If you’re a business owner or a salaried employee, the long Labor Day weekend is a chance to kick back and relax before heading into the busy fall business season. If you’re an hourly employee — and more than half of all workers are, according to the U.S. Census Bureau — you might not have that luxury, particularly if you’re a low-level worker involuntarily working part time.
These are the workers who are at the highest risk of living on the edge of insolvency and falling through what limited safety net is available to them, researchers report.
They are especially susceptible to reduced, irregular and fluctuating hours, according to a new study by researchers at the School of Social Service Administration (SSA) at the University of Chicago. This is especially true for those workers classified as “involuntary part-time workers,” a term the Census Bureau uses for those who work less than 35 hours a week because they can’t find a full-time job or who work reduced hours because of “slack demand.”
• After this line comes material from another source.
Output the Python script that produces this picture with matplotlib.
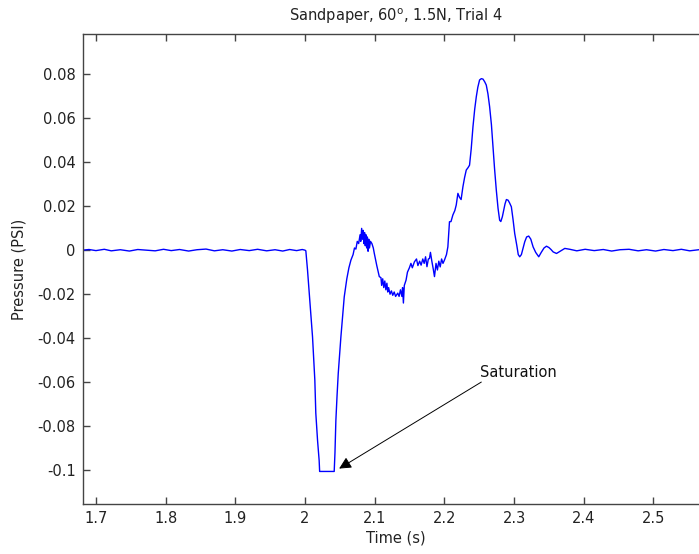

As of November 2009, 9.2 million workers fell into that category, the highest level in recorded history. Though the recession has become the fall guy for every economic ill, this trend toward the “part-timing” of the American hourly worker has been under way for 30 years, says Susan Lambert, an associate professor at SSA.
"The recession is just highlighting changes in employment that have been going on for 30 years,” she told BusinessNewsDaily. “Employers have found other ways to temp jobs without hiring temp workers.”
Business and current management practices, particularly the emphasis on the short term, must shoulder partial responsibility for solving the problem, said Lambert, as regulatory agencies are often reticent to make sweeping changes.